愛宕)横澤さんの話にすごく共感したのが、CODEALという会社も人の仕事を変えるという機会の提供をやってる会社ではあるんですけども、転職って意味だけじゃなくという言葉がすごく刺さっていて、今社内で持ってるロールがあったときに、仕事というのは自ら機会は作り出し放題なところがあると思ってるんです。

自分で線を引くというところだけじゃなくて、今ここが課題でお客様に価値提供できてないという課題があったときに、だったら自分の得意技を使うと、この課題は解決できるんじゃないかというのを提案して、実際にやってみる。

これは社内であってもできる可能性はあると思います。まあ、それをやり切った上で、転職とかもあると思うんですけど。

大きい会社にいた方がいいのかとか、小さい会社にいた方がいいのかとか、どこにいた方がいいのかっていう相談を僕も仕事柄すごい受けるんですけど、どこにいたとしてもまず自分を変えるという意識が前提としてあった方が得なんじゃないかと思ってたりするので、横澤さんの言葉が刺さりました。

横澤)おっしゃる通りです。変えるなら自分からだと思うので、それですよね。それでもうまくいかないんだったら、環境をガラッと変えるっていうのは次の選択肢としてあると思いますし。

横澤さんが経験を伝える理由とは?業界というものを考えたときに

横澤さんの画像

愛宕)最後に全体を通して、何かエンジニアの方に横澤さんから一言まとめていただきたいです。

横澤)難しいな、めちゃくちゃ大きめな質問きましたよ(笑)

愛宕)じゃあちょっと翻訳すると、noteにもエンジニア採用についてすごく発信されてるじゃないですか横澤さんって。今日も、会社が一緒になるときにエンジニアリングの面で、どんな面で困って、どう対応してきたか教えてくださってますよね。

それって別に横澤さんからしたら教えなくてもいいし、やらなくてもいいと思うんですけど、なんでやってるんですか?それを聞いて終わりたいです。

横澤)そうですね、なんでやってるんですかね。僕はIT業界でずっと働いてるんですけども、いろいろありますけどこの業界がなんだかんだ好きだし、多分死ぬまでエンジニアっていう職業に関わり続けるんだろうなって最近は思ってます。
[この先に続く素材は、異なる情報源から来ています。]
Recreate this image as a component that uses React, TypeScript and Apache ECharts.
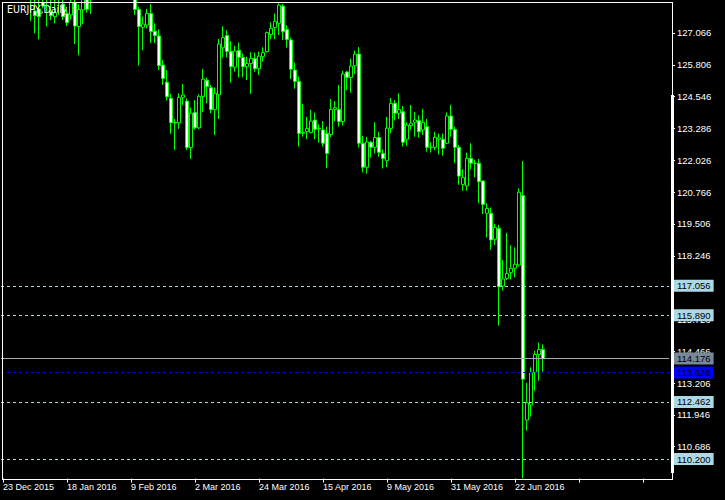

そういうのに対して、色んな貢献の仕方があると思うのですけど、業界全体に対して。例えば、わかりやすくOSSにコミットするみたいなのもいいと思います。色んなものによって支えられてるのでエンジニアの業務は。

ああいうソフトウェア的なスキルに限らず、マネジメントとかそういったところとかもまだまだ還元が必要とされている業界だとは思っているのが理由です。共有文化みたいなものがあるんですかね、エンジニアって。

自分が10何年仕事してきて、得たものというのは少なからずあると思うので、そういうのも惜しげもなくシェアしていこうっていうのは結構本気で思っているところですね。

僕、若い頃に出会った先輩プログラマーですごい尊敬する方がいるんですけれども、その方にあるとき「いや、大丈夫だよ死なないから」って言われたんですよね。結構やらかして、めちゃくちゃへこんでたんですけど、そのときにその言葉を言われて、まあ確かに、と思いました。

逆に死ぬような要素がある時はちゃんとやろうねっていう話をされて。だから、そういう意味で言うと、エンジニアリングでダイレクトに人の生死に関わるみたいなものも当然あるんですけど、多くの人はあんまりそういうところに関わらずに、今ある生活であったり、社会をよくするみたいなところにコミットする仕事になってると思います。

だから、そんなに考えすぎず良いものをたくさん出していきましょう、みたいなのがエンジニアの使命なのかなという気はしてます。単純にみんながよくなれば、勝手に社会もよくなるしというところですね。

愛宕)今日話していただいただけでも、すごい貴重な体験をされてきていて、その体験を自分だけのものにせずシェアをして、横澤さん自分ではおっしゃらないですけど、少しでも業界全体とか他に同じ悩みを抱えてるエンジニアの方やエンジニアに限らないIT業界の方に役立てば、っていうことでやってるのかなって。勝手な僕の見立てですけど

横澤)そうですね、多分そうです(笑)

愛宕)今後も是非発信を続けていただきたいです。今日は本当に横澤さんありがとうございました。楽しかったです。